For this session, if you do not read the book, or are interested in additional material, please take a look at one or more of the below:
- Bland God: Notes on Mark Zuckerberg (essay)
- Tinder Gold takes us nearer to the app’s grim endpoint: robot-style dating (Guardian article)
- Writing in the Age of the Internet (25 minute video). “Kiberd discusses ideas from some of the most relevant and prescient books about online culture, and offers essential first principles on writing about the internet – about how we can best observe ‘the collision of the human with the system’.” (embedded below)
- Living online and IRL (42 minute radio programme, episode of BBC Radio 4’s Start the Week)
This event is the third and final in a series on digital technology. You don’t need to come have to the previous sessions on TechGnosis or Surveillance Capitalism to attend – but you may like to catch up a little via our write-ups of the sessions for Amplify Stroud.

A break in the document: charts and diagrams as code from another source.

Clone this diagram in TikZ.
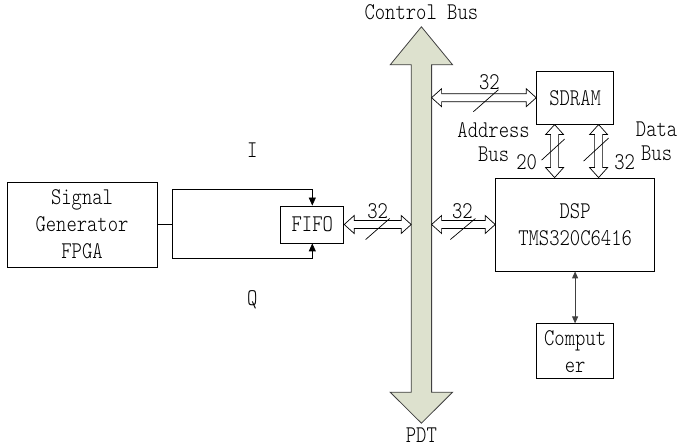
\documentclass[tikz,border=0pt]{standalone}
\usepackage{fontspec}
\newfontfamily\lblfont{lmmonolt10-regular.otf}[FakeStretch=0.82]
\usetikzlibrary{positioning, arrows.meta, calc}
\definecolor{busgreen}{RGB}{221,225,206}
\tikzset{
  block/.style={draw, line width=0.8pt, align=center, inner sep=0pt, font=\lblfont\fontsize{24}{27}\selectfont},
  lbl/.style={inner sep=1pt, align=center, font=\lblfont\fontsize{24}{24}\selectfont},
  wide/.style={draw, fill=white, line width=0.7pt, line join=miter},
  slash/.style={line width=0.7pt},
  sig/.style={line width=0.8pt, -{Triangle[length=8pt,width=7pt]}},
  link/.style={line width=0.8pt, black!75, {Triangle[length=7pt,width=6pt]}-{Triangle[length=7pt,width=6pt]}},
  busbody/.style={draw=black!75, fill=busgreen, line width=0.8pt, line join=miter},
}
% hollow two-headed bus arrow, #3 names its middle
\newcommand{\widearrow}[3]{%
  \path (#1) coordinate (wa) (#2) coordinate (wb) ($(wa)!.5!(wb)$) coordinate (#3)
    ($(wa)!10pt!(wb)$) coordinate (wa1) ($(wb)!10pt!(wa)$) coordinate (wb1);
  \draw[wide] (wa) -- ($(wa1)!9pt!90:(wb)$) -- ($(wa1)!4pt!90:(wb)$) -- ($(wb1)!4pt!-90:(wa)$)
    -- ($(wb1)!9pt!-90:(wa)$) -- (wb) -- ($(wb1)!9pt!90:(wa)$) -- ($(wb1)!4pt!90:(wa)$)
    -- ($(wa1)!4pt!-90:(wb)$) -- ($(wa1)!9pt!-90:(wb)$) -- cycle;
}
\begin{document}
\begin{tikzpicture}[x=1pt, y=1pt]
  \useasboundingbox (0,0) rectangle (680,447);
  \node[block, minimum width=150pt, minimum height=85pt] (gen) at (82,222.5) {Signal\\Generator\\FPGA};
  \node[block, minimum width=63pt, minimum height=37pt, right=123pt of gen] (fifo) {FIFO};
  \node[inner sep=0pt, minimum width=20pt, minimum height=327pt, right=67pt of fifo, yshift=-4pt] (bus) {};
  \node[block, minimum width=159pt, minimum height=93pt, right=151pt of fifo] (dsp) {DSP\\TMS320C6416};
  \node[block, minimum width=77pt, minimum height=53pt, above=53pt of dsp] (sdram) {SDRAM};
  \node[block, minimum width=77pt, minimum height=55pt, below=52pt of dsp] (comp) {Comput\\er};

  % bus
  \coordinate (bustop) at ([yshift=38pt]bus.north);
  \coordinate (busbot) at ([yshift=-31pt]bus.south);
  \draw[busbody] (bus.south west) -- (bus.north west) -- ++(-21,0) -- (bustop) -- ([xshift=21pt]bus.north east)
    -- (bus.north east) -- (bus.south east) -- ([xshift=21pt]bus.south east) -- (busbot)
    -- ([xshift=-21pt]bus.south west) -- cycle;
  \node[lbl, above=6pt of bustop] (ctrl) {Control Bus};
  \node[lbl, below=3pt of busbot] (pdt) {PDT};

  % I / Q into the FIFO
  \coordinate (fork) at ([xshift=15pt]gen.east);
  \draw[line width=0.8pt] (gen.east) -- (fork);
  \draw[sig] (fork) |- ([yshift=16pt]fifo.north) -- (fifo.north);
  \draw[sig] (fork) |- ([yshift=-15pt]fifo.south) -- (fifo.south);
  \node[lbl] (isig) at ([xshift=-60pt, yshift=55pt]fifo.north) {I};
  \node[lbl] (qsig) at ([xshift=-60pt, yshift=-56pt]fifo.south) {Q};

  % buses
  \widearrow{fifo.east}{bus.west |- fifo.east}{m1}
  \widearrow{bus.east |- dsp.west}{dsp.west}{m2}
  \widearrow{bus.east |- sdram.west}{sdram.west}{m3}
  \coordinate (al) at ([xshift=-20.5pt]sdram.south);
  \coordinate (dl) at ([xshift=23.5pt]sdram.south);
  \widearrow{al}{al |- dsp.north}{m4}
  \widearrow{dl}{dl |- dsp.north}{m5}
  \draw[slash] ([shift={(-12pt,-15pt)}]m1) -- ([shift={(12pt,6pt)}]m1);
  \draw[slash] ([shift={(-13pt,-15pt)}]m2) -- ([shift={(12pt,6pt)}]m2);
  \draw[slash] ([shift={(-10.5pt,-14pt)}]m3) -- ([shift={(14.5pt,8pt)}]m3);
  \draw[slash] ([shift={(-13pt,-9pt)}]m4) -- ([shift={(10pt,12pt)}]m4);
  \draw[slash] ([shift={(-15pt,-10pt)}]m5) -- ([shift={(10pt,13pt)}]m5);
  \node[lbl] (w1) at ([yshift=13pt]m1) {32};
  \node[lbl] (w2) at ([xshift=-1pt, yshift=13pt]m2) {32};
  \node[lbl] (w3) at ([xshift=5.5pt, yshift=16pt]m3) {32};
  \node[lbl] (w4) at ([xshift=-28pt, yshift=-11.5pt]m4) {20};
  \node[lbl] (w5) at ([xshift=26pt, yshift=-11.5pt]m5) {32};
  \node[lbl] (abus) at ([xshift=-61pt, yshift=9.5pt]m4) {Address\\Bus};
  \node[lbl] (dbus) at ([xshift=58pt, yshift=9.5pt]m5) {Data\\Bus};

  \draw[link] (dsp.south) -- (comp.north);
\end{tikzpicture}
\end{document}
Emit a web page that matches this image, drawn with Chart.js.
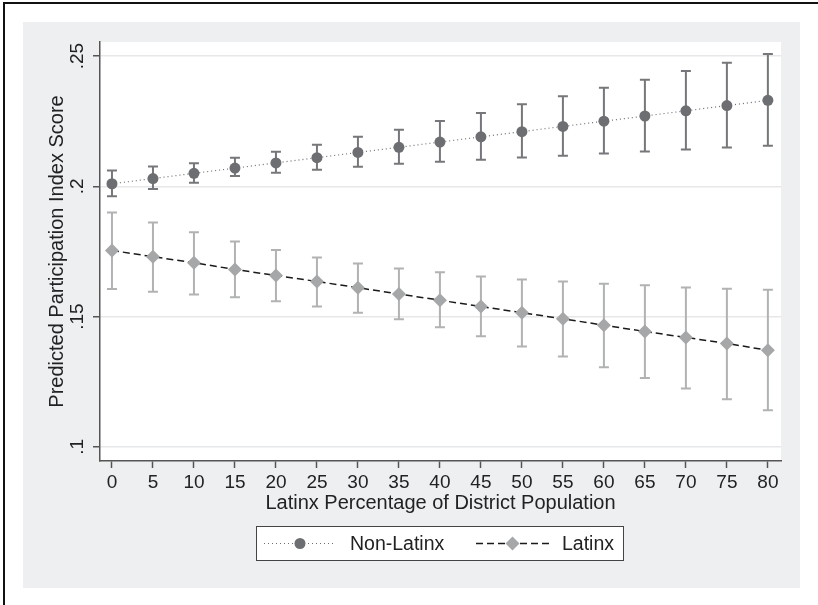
<!DOCTYPE html>
<html>
<head>
<meta charset="utf-8">
<script src="https://cdn.jsdelivr.net/npm/chart.js@4/dist/chart.umd.min.js"></script>
<style>
  html, body { margin: 0; padding: 0; background: #ffffff; }
  canvas { display: block; }
</style>
</head>
<body>
<canvas id="chart" width="818" height="605"></canvas>
<script>
// Latinx share of district population (x axis)
const xValues = [0, 5, 10, 15, 20, 25, 30, 35, 40, 45, 50, 55, 60, 65, 70, 75, 80];

// predicted scores and 95% CIs
const nonLatinx     = [0.201, 0.203, 0.205, 0.207, 0.209, 0.211, 0.213, 0.215, 0.217, 0.219, 0.221, 0.223, 0.225, 0.227, 0.229, 0.231, 0.233];
const nonLatinxLow  = [0.1962, 0.1990, 0.2014, 0.2040, 0.2052, 0.2064, 0.2075, 0.2087, 0.2094, 0.2102, 0.2111, 0.2117, 0.2126, 0.2134, 0.2141, 0.2149, 0.2156];
const nonLatinxHigh = [0.2061, 0.2076, 0.2089, 0.2110, 0.2133, 0.2160, 0.2190, 0.2217, 0.2251, 0.2282, 0.2315, 0.2346, 0.2378, 0.2409, 0.2443, 0.2474, 0.2508];

const latinx     = [0.1754, 0.1730, 0.1707, 0.1681, 0.1658, 0.1635, 0.1611, 0.1587, 0.1563, 0.1539, 0.1515, 0.1492, 0.1467, 0.1443, 0.1420, 0.1397, 0.1371];
const latinxLow  = [0.1606, 0.1596, 0.1585, 0.1574, 0.1559, 0.1539, 0.1515, 0.1490, 0.1459, 0.1425, 0.1385, 0.1347, 0.1306, 0.1265, 0.1224, 0.1183, 0.1141];
const latinxHigh = [0.1900, 0.1861, 0.1824, 0.1788, 0.1756, 0.1727, 0.1704, 0.1685, 0.1670, 0.1654, 0.1643, 0.1635, 0.1626, 0.1620, 0.1612, 0.1607, 0.1603];

const yTicks = [0.1, 0.15, 0.2, 0.25];
const yTickLabels = ['.1', '.15', '.2', '.25'];

const FONT = '"Liberation Sans", Arial, Helvetica, sans-serif';
const TEXT = '#222222';

Chart.defaults.font.family = FONT;
Chart.defaults.font.size = 19;
Chart.defaults.color = TEXT;

const toPoints = (vals) => xValues.map((x, i) => ({ x: x, y: vals[i] }));

// page frame, grey panel and white plot region
const background = {
    id: 'background',
    beforeDraw(chart) {
        const { ctx, chartArea } = chart;
        ctx.save();
        ctx.fillStyle = '#ffffff';
        ctx.fillRect(0, 0, chart.width, chart.height);
        ctx.fillStyle = '#eeeff1';
        ctx.fillRect(23, 22, 777, 566);
        ctx.fillStyle = '#ffffff';
        ctx.fillRect(chartArea.left, chartArea.top, chartArea.right - chartArea.left, chartArea.bottom - chartArea.top);
        ctx.strokeStyle = '#111111';
        ctx.lineWidth = 2;
        ctx.beginPath();
        ctx.moveTo(4, chart.height);
        ctx.lineTo(4, 3);
        ctx.lineTo(chart.width, 3);
        ctx.stroke();
        ctx.restore();
    }
};

// confidence interval caps, drawn under the markers
const errorBars = {
    id: 'errorBars',
    beforeDatasetsDraw(chart) {
        const { ctx, scales: { x, y } } = chart;
        ctx.save();
        chart.data.datasets.forEach(ds => {
            ctx.strokeStyle = ds.barColor;
            ctx.lineWidth = 2;
            ds.low.forEach((lo, i) => {
                const px = x.getPixelForValue(xValues[i]);
                const yLo = y.getPixelForValue(lo);
                const yHi = y.getPixelForValue(ds.high[i]);
                ctx.beginPath();
                ctx.moveTo(px, yLo);
                ctx.lineTo(px, yHi);
                ctx.moveTo(px - 5, yLo);
                ctx.lineTo(px + 5, yLo);
                ctx.moveTo(px - 5, yHi);
                ctx.lineTo(px + 5, yHi);
                ctx.stroke();
            });
        });
        ctx.restore();
    }
};

// rotated y tick labels and the boxed legend
const extras = {
    id: 'extras',
    afterDraw(chart) {
        const { ctx, scales: { y } } = chart;
        ctx.save();
        ctx.fillStyle = TEXT;
        ctx.font = '19px ' + FONT;
        ctx.textAlign = 'center';
        ctx.textBaseline = 'middle';
        y.ticks.forEach((t) => {
            ctx.save();
            ctx.translate(78, y.getPixelForValue(t.value));
            ctx.rotate(-Math.PI / 2);
            ctx.fillText(yTickLabels[yTicks.indexOf(t.value)], 0, 0);
            ctx.restore();
        });

        // legend box
        ctx.fillStyle = '#ffffff';
        ctx.fillRect(256, 526, 368, 35);
        ctx.strokeStyle = '#444444';
        ctx.lineWidth = 1;
        ctx.strokeRect(256.5, 526.5, 367, 34);

        const items = [
            { x0: 264, x1: 336, tx: 350 },
            { x0: 476, x1: 549, tx: 562 }
        ];
        chart.data.datasets.forEach((ds, i) => {
            const it = items[i];
            const cy = 543.5;
            ctx.strokeStyle = ds.borderColor;
            ctx.lineWidth = ds.borderWidth;
            ctx.setLineDash(ds.borderDash);
            ctx.beginPath();
            ctx.moveTo(it.x0, cy);
            ctx.lineTo(it.x1, cy);
            ctx.stroke();
            ctx.setLineDash([]);
            ctx.fillStyle = ds.pointBackgroundColor;
            Chart.helpers.drawPoint(ctx, { pointStyle: ds.pointStyle, radius: ds.pointRadius, rotation: 0, borderWidth: 0 }, (it.x0 + it.x1) / 2, cy);
            ctx.fillStyle = TEXT;
            ctx.textAlign = 'left';
            ctx.font = '19.5px ' + FONT;
            ctx.fillText(ds.label, it.tx, cy + 1);
        });
        ctx.restore();
    }
};

new Chart(document.getElementById('chart'), {
    type: 'line',
    data: {
        datasets: [
            {
                label: 'Non-Latinx',
                data: toPoints(nonLatinx),
                low: nonLatinxLow,
                high: nonLatinxHigh,
                barColor: '#76777a',
                borderColor: '#6d6e71',
                borderWidth: 1.2,
                borderDash: [1, 3],
                pointStyle: 'circle',
                pointRadius: 5.5,
                pointBackgroundColor: '#6d6e71',
                pointBorderWidth: 0,
                tension: 0
            },
            {
                label: 'Latinx',
                data: toPoints(latinx),
                low: latinxLow,
                high: latinxHigh,
                barColor: '#b1b2b4',
                borderColor: '#1a1a1a',
                borderWidth: 1.5,
                borderDash: [7, 4],
                pointStyle: 'rectRot',
                pointRadius: 7,
                pointBackgroundColor: '#a6a7a9',
                pointBorderWidth: 0,
                tension: 0
            }
        ]
    },
    options: {
        responsive: false,
        animation: false,
        layout: { padding: { left: 0, right: 37, top: 42, bottom: 0 } },
        plugins: {
            legend: { display: false },
            tooltip: { enabled: false }
        },
        scales: {
            x: {
                type: 'linear',
                min: -1.46,
                max: 81.6,
                afterFit: (s) => { s.height = 144; },
                afterBuildTicks: (s) => { s.ticks = xValues.map(v => ({ value: v })); },
                ticks: { color: TEXT, padding: 3, maxRotation: 0, font: { size: 19 } },
                grid: { drawOnChartArea: false, drawTicks: true, tickLength: 7, tickColor: '#555555', tickWidth: 1.5 },
                border: { color: '#555555', width: 1.5 },
                title: {
                    display: true,
                    text: 'Latinx Percentage of District Population',
                    color: TEXT,
                    font: { size: 20 },
                    padding: { bottom: 90 }
                }
            },
            y: {
                min: 0.0946,
                max: 0.2554,
                afterFit: (s) => { s.width = 100; },
                afterBuildTicks: (s) => { s.ticks = yTicks.map(v => ({ value: v })); },
                ticks: { display: false },
                grid: { color: '#e6e7e9', lineWidth: 1.5, drawTicks: true, tickLength: 7, tickColor: '#555555', tickWidth: 1.5 },
                border: { color: '#555555', width: 1.5 },
                title: {
                    display: true,
                    text: 'Predicted Participation Index Score',
                    color: TEXT,
                    font: { size: 20 },
                    padding: { top: 45 }
                }
            }
        }
    },
    plugins: [background, errorBars, extras]
});
</script>
</body>
</html>
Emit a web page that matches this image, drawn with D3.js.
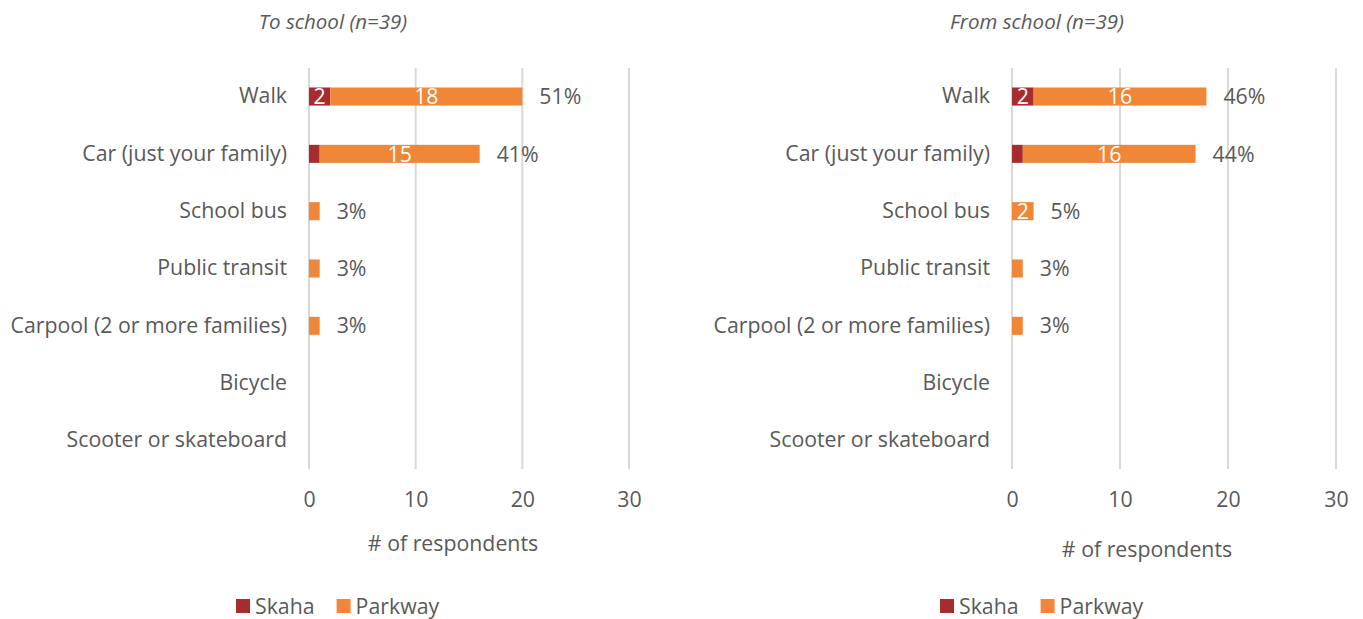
<!DOCTYPE html>
<html>
<head>
<meta charset="utf-8">
<script src="https://cdn.jsdelivr.net/npm/d3@7"></script>
<style>
  html, body { margin: 0; padding: 0; background: #fff; }
  svg { display: block; font-family: "Open Sans", sans-serif; }
</style>
</head>
<body>
<svg id="chart" width="1363" height="619"></svg>
<script>
// Travel modes, top to bottom
const modes = ["Walk", "Car (just your family)", "School bus", "Public transit",
  "Carpool (2 or more families)", "Bicycle", "Scooter or skateboard"];
const seriesNames = ["Skaha", "Parkway"];
const seriesColors = ["#A72C2F", "#F08637"];
const xTicks = [0, 10, 20, 30];

// To school
const toSkaha   = [2, 1, 0, 0, 0, 0, 0];
const toParkway = [18, 15, 1, 1, 1, 0, 0];
// From school
const fromSkaha   = [2, 1, 0, 0, 0, 0, 0];
const fromParkway = [16, 16, 2, 1, 1, 0, 0];

const respondents = 39;

const panels = [
  { title: "To school (n=39)", skaha: toSkaha, parkway: toParkway,
    x0: 309, x1: 629, titleX: 333, axisTitleX: 453, axisTitleY: 551, legendX: 236 },
  { title: "From school (n=39)", skaha: fromSkaha, parkway: fromParkway,
    x0: 1012, x1: 1336, titleX: 1037, axisTitleX: 1147, axisTitleY: 557, legendX: 940 }
];

const svg = d3.select("#chart");
const textColor = "#595959";
const fs = "21.3px";
const plotTop = 68, plotBottom = 469;

panels.forEach(p => {
  const g = svg.append("g");
  const x = d3.scaleLinear().domain([0, 30]).range([p.x0, p.x1]);
  const y = d3.scaleBand().domain(modes).range([plotTop, plotBottom]).paddingInner(0.685).paddingOuter(0.34);

  // vertical gridlines
  g.selectAll("line.grid").data(xTicks).join("line")
    .attr("x1", d => x(d)).attr("x2", d => x(d))
    .attr("y1", plotTop).attr("y2", plotBottom)
    .attr("stroke", "#D9D9D9").attr("stroke-width", 2);

  // x tick labels
  const xAxis = d3.axisBottom(x).tickValues(xTicks).tickSize(0).tickPadding(0);
  const xg = g.append("g").attr("transform", `translate(0, ${plotBottom + 23})`).call(xAxis);
  xg.select(".domain").remove();
  xg.selectAll("text").attr("fill", textColor).style("font-size", fs)
    .style("font-family", "'Open Sans', sans-serif");

  // category labels
  const yAxis = d3.axisLeft(y).tickSize(0).tickPadding(22);
  const yg = g.append("g").attr("transform", `translate(${p.x0}, 0)`).call(yAxis);
  yg.select(".domain").remove();
  yg.selectAll("text").attr("fill", textColor).style("font-size", fs)
    .style("font-family", "'Open Sans', sans-serif");

  const rows = modes.map((m, i) => ({ mode: m, skaha: p.skaha[i], parkway: p.parkway[i] }));
  const stacked = d3.stack().keys(["skaha", "parkway"])(rows);

  stacked.forEach((layer, li) => {
    const lg = g.append("g");
    lg.selectAll("rect").data(layer.filter(d => d[1] > d[0])).join("rect")
      .attr("x", d => x(d[0]))
      .attr("width", d => x(d[1]) - x(d[0]))
      .attr("y", d => y(d.data.mode))
      .attr("height", y.bandwidth())
      .attr("fill", seriesColors[li]);
    lg.selectAll("text").data(layer.filter(d => d[1] - d[0] >= 2)).join("text")
      .attr("x", d => (x(d[0]) + x(d[1])) / 2)
      .attr("y", d => y(d.data.mode) + y.bandwidth() / 2)
      .attr("dy", "0.36em")
      .attr("text-anchor", "middle")
      .attr("fill", "#fff")
      .style("font-size", fs)
      .text(d => d[1] - d[0]);
  });

  // share of respondents at bar end
  g.selectAll("text.pct").data(rows.filter(r => r.skaha + r.parkway > 0)).join("text")
    .attr("class", "pct")
    .attr("x", r => x(r.skaha + r.parkway) + 17)
    .attr("y", r => y(r.mode) + y.bandwidth() / 2)
    .attr("dy", "0.36em")
    .attr("fill", textColor)
    .style("font-size", fs)
    .text(r => Math.round((r.skaha + r.parkway) / respondents * 100) + "%");

  // panel title
  g.append("text").attr("x", p.titleX).attr("y", 29)
    .attr("text-anchor", "middle").attr("fill", textColor)
    .style("font-size", "20.5px").style("font-style", "italic")
    .text(p.title);

  // axis title
  g.append("text").attr("x", p.axisTitleX).attr("y", p.axisTitleY)
    .attr("text-anchor", "middle").attr("fill", textColor)
    .style("font-size", fs)
    .text("# of respondents");

  // legend
  const leg = g.append("g").attr("transform", `translate(${p.legendX}, 606)`);
  let lx = 0;
  seriesNames.forEach((name, i) => {
    leg.append("rect").attr("x", lx).attr("y", -7).attr("width", 14).attr("height", 14)
      .attr("fill", seriesColors[i]);
    const t = leg.append("text").attr("x", lx + 19).attr("y", 0).attr("dy", "0.36em")
      .attr("fill", textColor).style("font-size", fs).text(name);
    lx += 19 + t.node().getComputedTextLength() + 22;
  });
});
</script>
</body>
</html>
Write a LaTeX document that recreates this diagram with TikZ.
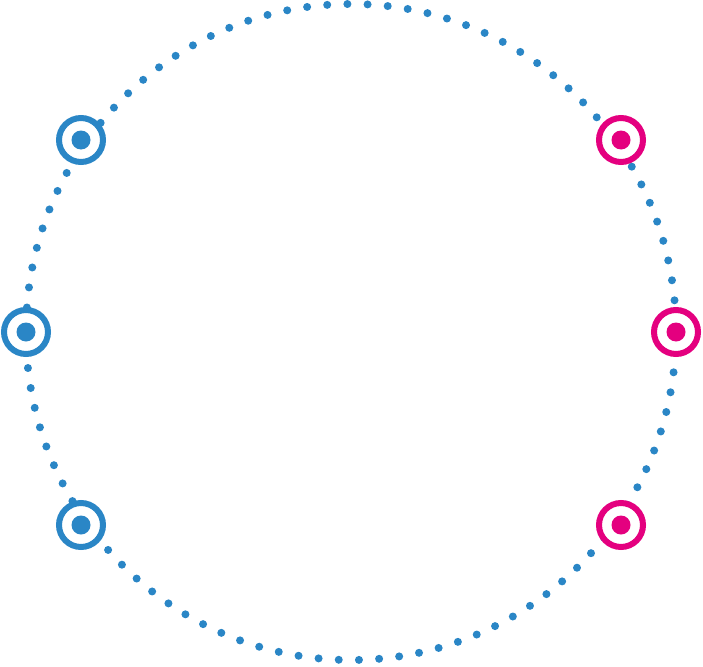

“We all live online now: the line between the internet and IRL has become porous to the point of being meaningless. Roisin Kiberd knows this better than anyone. She has worked for tech startups and as the online voice of a cheese brand; she’s witnessed the bloated excesses of tech conferences and explored the strangest communities on the web. She has traced the ripples these hidden worlds have sent through our culture and politics, and experienced the disorienting effects on her own life. In these interlinked essays, she illuminates the subject with fierce clarity, revealing the ways we are more connected than ever before, and the disconnect this breeds. From the lure of the endless scroll, to the glamour of self-optimisation; from the cult of Energy Drinks to the nostalgic world of Vaporwave music; and from silicon town centres to dating tech bros, Kiberd explores the strange worlds, habits and people that have grown with the internet. She asks what we have gained, what we have lost, and what we have given willingly away in exchange for this connected life.”